WHAT YOU WILL DO
Below is a listing to transcribe in full and exactly; keep the pictures out.

--- Start of DATA EXCERPT ---

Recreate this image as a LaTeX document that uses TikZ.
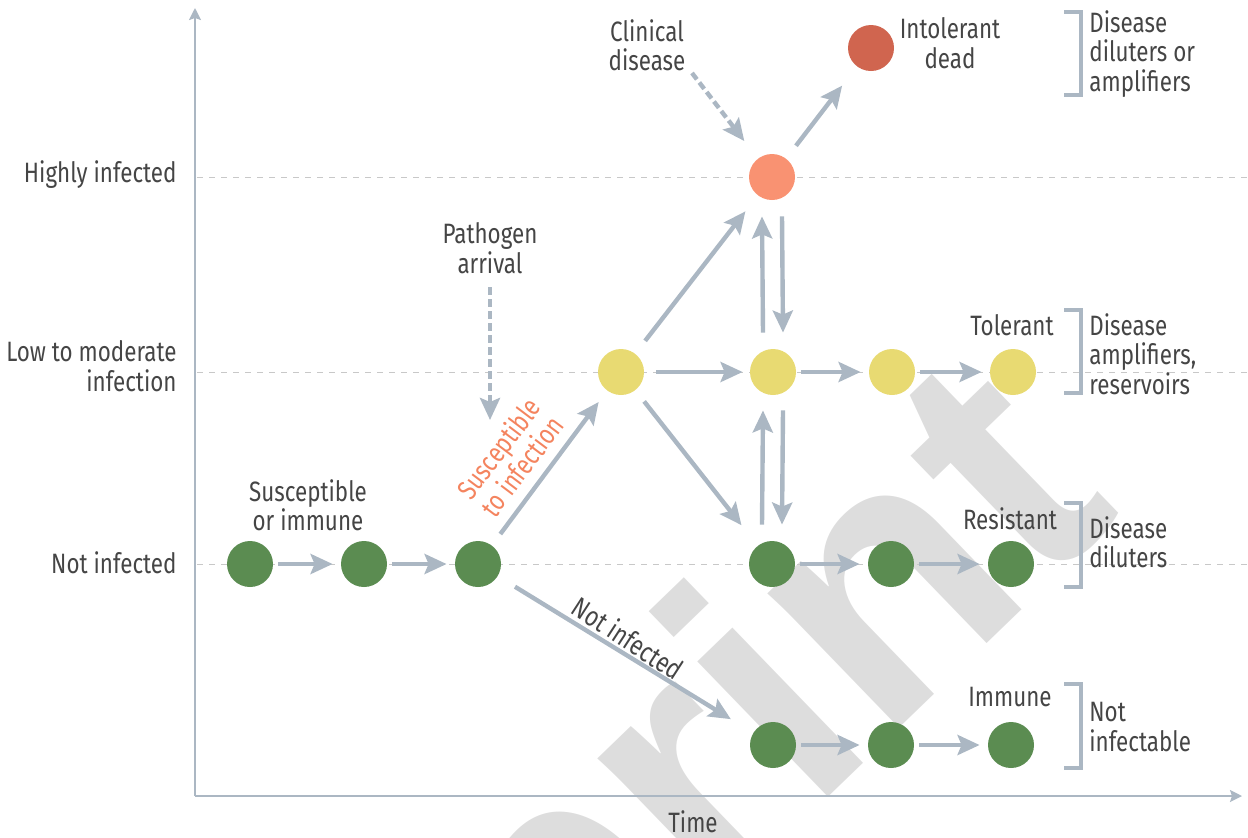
\documentclass[tikz,border=0pt]{standalone}
\usepackage{fontspec}
\setmainfont{Fira Sans}[FakeStretch=0.8]
\newfontfamily\wmfont{Liberation Sans}
\usetikzlibrary{arrows.meta,calc}
\definecolor{grn}{HTML}{5B8C51}
\definecolor{ylw}{HTML}{E8DA72}
\definecolor{org}{HTML}{F99272}
\definecolor{dred}{HTML}{D0654F}
\definecolor{arrc}{HTML}{ABB7C3}
\definecolor{dashc}{HTML}{C8C8C8}
\definecolor{txt}{HTML}{454545}
\definecolor{otxt}{HTML}{F4845F}
\definecolor{wmc}{HTML}{DDDDDD}
\begin{document}
\begin{tikzpicture}[x=0.5pt,y=-0.5pt,
  dot/.style={circle, inner sep=0pt, minimum size=23pt},
  arr/.style={draw=arrc, line width=2.2pt, -{Stealth[length=11pt,width=10pt,inset=2pt]}},
  darr/.style={arr, dash pattern=on 4pt off 2pt},
  lvl/.style={draw=dashc, line width=0.5pt, dash pattern=on 3pt off 3pt},
  axis/.style={draw=arrc, line width=1pt, -{Stealth[length=6pt,width=6pt,inset=1pt]}},
  brk/.style={draw=arrc, line width=1.8pt},
  lab/.style={text=txt, font=\fontsize{14}{14.7}\selectfont, align=center, inner sep=0pt},
  hs/.style={shorten <=2.5pt, shorten >=4pt}
]
\useasboundingbox (0,0) rectangle (1248,837);
% watermark
\begin{scope}
\clip (0,0) rectangle (1248,837);
\node[text=wmc, font=\wmfont\bfseries\fontsize{178}{178}\selectfont, rotate=44, anchor=base east, inner sep=0pt] (wm) at (1124,512) {Preprint};
\end{scope}
% level lines
\draw[lvl] (197,177) -- (1248,177);
\draw[lvl] (197,372) -- (1248,372);
\draw[lvl] (197,564) -- (1248,564);
% axes
\coordinate (O) at (195,796);
\coordinate (Ytop) at (195,8);
\coordinate (Xend) at (1242,796);
\draw[axis] (O) -- (Ytop);
\draw[axis] (O) -- (Xend);
% circles
\node[dot, fill=grn] (g1) at (250,564) {};
\node[dot, fill=grn] (g2) at (364,564) {};
\node[dot, fill=grn] (g3) at (478,564) {};
\node[dot, fill=grn] (g4) at (772,564) {};
\node[dot, fill=grn] (g5) at (891,564) {};
\node[dot, fill=grn] (g6) at (1011,564) {};
\node[dot, fill=grn] (i1) at (773,745) {};
\node[dot, fill=grn] (i2) at (891,745) {};
\node[dot, fill=grn] (i3) at (1011,745) {};
\node[dot, fill=ylw] (y1) at (621,372) {};
\node[dot, fill=ylw] (y2) at (773,372) {};
\node[dot, fill=ylw] (y3) at (892,372) {};
\node[dot, fill=ylw] (y4) at (1013,372) {};
\node[dot, fill=org] (or) at (772,177) {};
\node[dot, fill=dred] (dd) at (871,48) {};
% arrows
\draw[arr, hs] (g1) -- (g2);
\draw[arr, hs] (g2) -- (g3);
\draw[arr, hs] (g4) -- (g5);
\draw[arr, hs] (g5) -- (g6);
\draw[arr, hs] (i1) -- (i2);
\draw[arr, hs] (i2) -- (i3);
\draw[arr, shorten <=6pt, shorten >=3.5pt] (y1) -- (y2);
\draw[arr, hs] (y2) -- (y3);
\draw[arr, hs] (y3) -- (y4);
\draw[arr, shorten <=7pt, shorten >=7pt] (g3) -- (y1);
\draw[arr, shorten <=8pt, shorten >=10pt] (y1) -- (or);
\draw[arr, shorten <=7pt, shorten >=13pt] (y1) -- (g4);
\draw[arr, shorten <=8pt, shorten >=12pt] (or) -- (dd);
\draw[arr, shorten <=10pt, shorten >=13pt] (g3) -- (i1);
\draw[arr] ([xshift=-5pt,yshift=8pt]y2.north) -- ([xshift=-5pt,yshift=-8pt]or.south);
\draw[arr] ([xshift=5pt,yshift=-8pt]or.south) -- ([xshift=5pt,yshift=8pt]y2.north);
\draw[arr] ([xshift=-5pt,yshift=8pt]g4.north) -- ([xshift=-5pt,yshift=-7.5pt]y2.south);
\draw[arr] ([xshift=5pt,yshift=-7.5pt]y2.south) -- ([xshift=5pt,yshift=8pt]g4.north);
% labels
\node[lab, anchor=east] (lhi) at (177,175) {Highly infected};
\node[lab, anchor=east, align=right] (llo) at (177,366) {Low to moderate\\infection};
\node[lab, anchor=east] (lno) at (177,563) {Not infected};
\node[lab] (ltime) at (693,822) {Time};
\node[lab] (lsus) at (308,505) {Susceptible\\or immune};
\node[lab] (lpath) at (490,248) {Pathogen\\arrival};
\node[lab] (lclin) at (647,45) {Clinical\\disease};
\node[lab] (lint) at (950,43) {Intolerant\\dead};
\node[lab] (ltol) at (1012,325) {Tolerant};
\node[lab] (lres) at (1010,519) {Resistant};
\node[lab] (limm) at (1010,697) {Immune};
\node[lab, text=otxt, rotate=53] (lsti) at (510,457) {Susceptible\\to infection};
\node[lab, rotate=-33] (lni) at (628,638) {Not infected};
% dashed arrows
\coordinate (pa) at (490,287);
\coordinate (ca) at (692,73);
\draw[darr] (pa) -- ($(pa)+(0,133)$);
\draw[darr, shorten >=11pt] (ca) -- (or);
% brackets
\draw[brk] (1064,12) -- (1081,12) -- (1081,95) -- (1064,95);
\draw[brk] (1064,310) -- (1081,310) -- (1081,393) -- (1064,393);
\draw[brk] (1064,503) -- (1081,503) -- (1081,587) -- (1064,587);
\draw[brk] (1064,684) -- (1081,684) -- (1081,768) -- (1064,768);
\node[lab, anchor=west, align=left] (b1) at (1089,54) {Disease\\diluters or\\amplifiers};
\node[lab, anchor=west, align=left] (b2) at (1089,354) {Disease\\amplifiers,\\reservoirs};
\node[lab, anchor=west, align=left] (b3) at (1089,542) {Disease\\diluters};
\node[lab, anchor=west, align=left] (b4) at (1089,727) {Not\\infectable};
\end{tikzpicture}
\end{document}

--- End of DATA EXCERPT ---

SOLUTION TO THE EXERCISE
Recreate this image as a LaTeX document that uses TikZ.
\documentclass[tikz,border=0pt]{standalone}
\usepackage{fontspec}
\setmainfont{Fira Sans}[FakeStretch=0.8]
\newfontfamily\wmfont{Liberation Sans}
\usetikzlibrary{arrows.meta,calc}
\definecolor{grn}{HTML}{5B8C51}
\definecolor{ylw}{HTML}{E8DA72}
\definecolor{org}{HTML}{F99272}
\definecolor{dred}{HTML}{D0654F}
\definecolor{arrc}{HTML}{ABB7C3}
\definecolor{dashc}{HTML}{C8C8C8}
\definecolor{txt}{HTML}{454545}
\definecolor{otxt}{HTML}{F4845F}
\definecolor{wmc}{HTML}{DDDDDD}
\begin{document}
\begin{tikzpicture}[x=0.5pt,y=-0.5pt,
  dot/.style={circle, inner sep=0pt, minimum size=23pt},
  arr/.style={draw=arrc, line width=2.2pt, -{Stealth[length=11pt,width=10pt,inset=2pt]}},
  darr/.style={arr, dash pattern=on 4pt off 2pt},
  lvl/.style={draw=dashc, line width=0.5pt, dash pattern=on 3pt off 3pt},
  axis/.style={draw=arrc, line width=1pt, -{Stealth[length=6pt,width=6pt,inset=1pt]}},
  brk/.style={draw=arrc, line width=1.8pt},
  lab/.style={text=txt, font=\fontsize{14}{14.7}\selectfont, align=center, inner sep=0pt},
  hs/.style={shorten <=2.5pt, shorten >=4pt}
]
\useasboundingbox (0,0) rectangle (1248,837);
% watermark
\begin{scope}
\clip (0,0) rectangle (1248,837);
\node[text=wmc, font=\wmfont\bfseries\fontsize{178}{178}\selectfont, rotate=44, anchor=base east, inner sep=0pt] (wm) at (1124,512) {Preprint};
\end{scope}
% level lines
\draw[lvl] (197,177) -- (1248,177);
\draw[lvl] (197,372) -- (1248,372);
\draw[lvl] (197,564) -- (1248,564);
% axes
\coordinate (O) at (195,796);
\coordinate (Ytop) at (195,8);
\coordinate (Xend) at (1242,796);
\draw[axis] (O) -- (Ytop);
\draw[axis] (O) -- (Xend);
% circles
\node[dot, fill=grn] (g1) at (250,564) {};
\node[dot, fill=grn] (g2) at (364,564) {};
\node[dot, fill=grn] (g3) at (478,564) {};
\node[dot, fill=grn] (g4) at (772,564) {};
\node[dot, fill=grn] (g5) at (891,564) {};
\node[dot, fill=grn] (g6) at (1011,564) {};
\node[dot, fill=grn] (i1) at (773,745) {};
\node[dot, fill=grn] (i2) at (891,745) {};
\node[dot, fill=grn] (i3) at (1011,745) {};
\node[dot, fill=ylw] (y1) at (621,372) {};
\node[dot, fill=ylw] (y2) at (773,372) {};
\node[dot, fill=ylw] (y3) at (892,372) {};
\node[dot, fill=ylw] (y4) at (1013,372) {};
\node[dot, fill=org] (or) at (772,177) {};
\node[dot, fill=dred] (dd) at (871,48) {};
% arrows
\draw[arr, hs] (g1) -- (g2);
\draw[arr, hs] (g2) -- (g3);
\draw[arr, hs] (g4) -- (g5);
\draw[arr, hs] (g5) -- (g6);
\draw[arr, hs] (i1) -- (i2);
\draw[arr, hs] (i2) -- (i3);
\draw[arr, shorten <=6pt, shorten >=3.5pt] (y1) -- (y2);
\draw[arr, hs] (y2) -- (y3);
\draw[arr, hs] (y3) -- (y4);
\draw[arr, shorten <=7pt, shorten >=7pt] (g3) -- (y1);
\draw[arr, shorten <=8pt, shorten >=10pt] (y1) -- (or);
\draw[arr, shorten <=7pt, shorten >=13pt] (y1) -- (g4);
\draw[arr, shorten <=8pt, shorten >=12pt] (or) -- (dd);
\draw[arr, shorten <=10pt, shorten >=13pt] (g3) -- (i1);
\draw[arr] ([xshift=-5pt,yshift=8pt]y2.north) -- ([xshift=-5pt,yshift=-8pt]or.south);
\draw[arr] ([xshift=5pt,yshift=-8pt]or.south) -- ([xshift=5pt,yshift=8pt]y2.north);
\draw[arr] ([xshift=-5pt,yshift=8pt]g4.north) -- ([xshift=-5pt,yshift=-7.5pt]y2.south);
\draw[arr] ([xshift=5pt,yshift=-7.5pt]y2.south) -- ([xshift=5pt,yshift=8pt]g4.north);
% labels
\node[lab, anchor=east] (lhi) at (177,175) {Highly infected};
\node[lab, anchor=east, align=right] (llo) at (177,366) {Low to moderate\\infection};
\node[lab, anchor=east] (lno) at (177,563) {Not infected};
\node[lab] (ltime) at (693,822) {Time};
\node[lab] (lsus) at (308,505) {Susceptible\\or immune};
\node[lab] (lpath) at (490,248) {Pathogen\\arrival};
\node[lab] (lclin) at (647,45) {Clinical\\disease};
\node[lab] (lint) at (950,43) {Intolerant\\dead};
\node[lab] (ltol) at (1012,325) {Tolerant};
\node[lab] (lres) at (1010,519) {Resistant};
\node[lab] (limm) at (1010,697) {Immune};
\node[lab, text=otxt, rotate=53] (lsti) at (510,457) {Susceptible\\to infection};
\node[lab, rotate=-33] (lni) at (628,638) {Not infected};
% dashed arrows
\coordinate (pa) at (490,287);
\coordinate (ca) at (692,73);
\draw[darr] (pa) -- ($(pa)+(0,133)$);
\draw[darr, shorten >=11pt] (ca) -- (or);
% brackets
\draw[brk] (1064,12) -- (1081,12) -- (1081,95) -- (1064,95);
\draw[brk] (1064,310) -- (1081,310) -- (1081,393) -- (1064,393);
\draw[brk] (1064,503) -- (1081,503) -- (1081,587) -- (1064,587);
\draw[brk] (1064,684) -- (1081,684) -- (1081,768) -- (1064,768);
\node[lab, anchor=west, align=left] (b1) at (1089,54) {Disease\\diluters or\\amplifiers};
\node[lab, anchor=west, align=left] (b2) at (1089,354) {Disease\\amplifiers,\\reservoirs};
\node[lab, anchor=west, align=left] (b3) at (1089,542) {Disease\\diluters};
\node[lab, anchor=west, align=left] (b4) at (1089,727) {Not\\infectable};
\end{tikzpicture}
\end{document}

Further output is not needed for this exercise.